## What you will do
Pictures are not part of the copy. Retype the lines from the first one through the line that contains "New Roman, Liberation".

## Information provided
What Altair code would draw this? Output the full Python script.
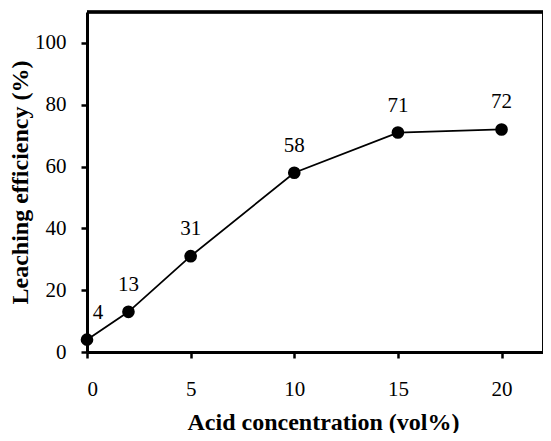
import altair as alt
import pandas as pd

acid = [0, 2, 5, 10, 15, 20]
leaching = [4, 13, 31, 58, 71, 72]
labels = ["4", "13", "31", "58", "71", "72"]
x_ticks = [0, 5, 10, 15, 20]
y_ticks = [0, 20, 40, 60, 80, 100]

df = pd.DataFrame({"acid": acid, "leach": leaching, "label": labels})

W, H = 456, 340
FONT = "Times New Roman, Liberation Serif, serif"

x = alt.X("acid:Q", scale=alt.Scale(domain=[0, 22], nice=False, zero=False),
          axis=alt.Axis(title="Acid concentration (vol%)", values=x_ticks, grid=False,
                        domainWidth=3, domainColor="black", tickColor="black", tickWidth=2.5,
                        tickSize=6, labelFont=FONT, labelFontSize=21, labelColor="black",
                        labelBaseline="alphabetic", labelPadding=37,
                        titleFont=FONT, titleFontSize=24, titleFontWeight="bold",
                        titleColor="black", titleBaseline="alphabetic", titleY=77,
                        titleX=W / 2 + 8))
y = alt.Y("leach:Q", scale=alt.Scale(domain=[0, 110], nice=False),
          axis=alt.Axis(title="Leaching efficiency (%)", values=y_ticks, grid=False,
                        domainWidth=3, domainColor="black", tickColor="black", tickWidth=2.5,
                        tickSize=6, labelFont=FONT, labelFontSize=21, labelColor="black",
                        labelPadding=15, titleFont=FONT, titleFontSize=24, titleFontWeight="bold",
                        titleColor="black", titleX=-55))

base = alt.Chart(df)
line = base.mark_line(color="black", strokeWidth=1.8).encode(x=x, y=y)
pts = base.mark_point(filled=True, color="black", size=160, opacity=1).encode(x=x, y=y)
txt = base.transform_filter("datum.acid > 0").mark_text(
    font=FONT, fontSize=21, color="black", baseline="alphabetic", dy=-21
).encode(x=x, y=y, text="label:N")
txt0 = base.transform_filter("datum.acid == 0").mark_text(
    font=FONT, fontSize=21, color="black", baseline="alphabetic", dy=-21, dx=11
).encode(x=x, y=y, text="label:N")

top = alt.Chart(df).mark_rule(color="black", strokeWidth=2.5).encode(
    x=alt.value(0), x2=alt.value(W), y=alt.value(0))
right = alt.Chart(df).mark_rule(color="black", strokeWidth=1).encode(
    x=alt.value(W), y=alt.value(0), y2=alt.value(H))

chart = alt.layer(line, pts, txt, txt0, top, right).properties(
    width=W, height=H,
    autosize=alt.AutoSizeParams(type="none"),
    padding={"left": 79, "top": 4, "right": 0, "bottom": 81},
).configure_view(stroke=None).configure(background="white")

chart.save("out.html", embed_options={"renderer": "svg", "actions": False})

## Solution for this task
What Altair code would draw this? Output the full Python script.
import altair as alt
import pandas as pd

acid = [0, 2, 5, 10, 15, 20]
leaching = [4, 13, 31, 58, 71, 72]
labels = ["4", "13", "31", "58", "71", "72"]
x_ticks = [0, 5, 10, 15, 20]
y_ticks = [0, 20, 40, 60, 80, 100]

df = pd.DataFrame({"acid": acid, "leach": leaching, "label": labels})

W, H = 456, 340
FONT = "Times New Roman, Liberation Serif, serif"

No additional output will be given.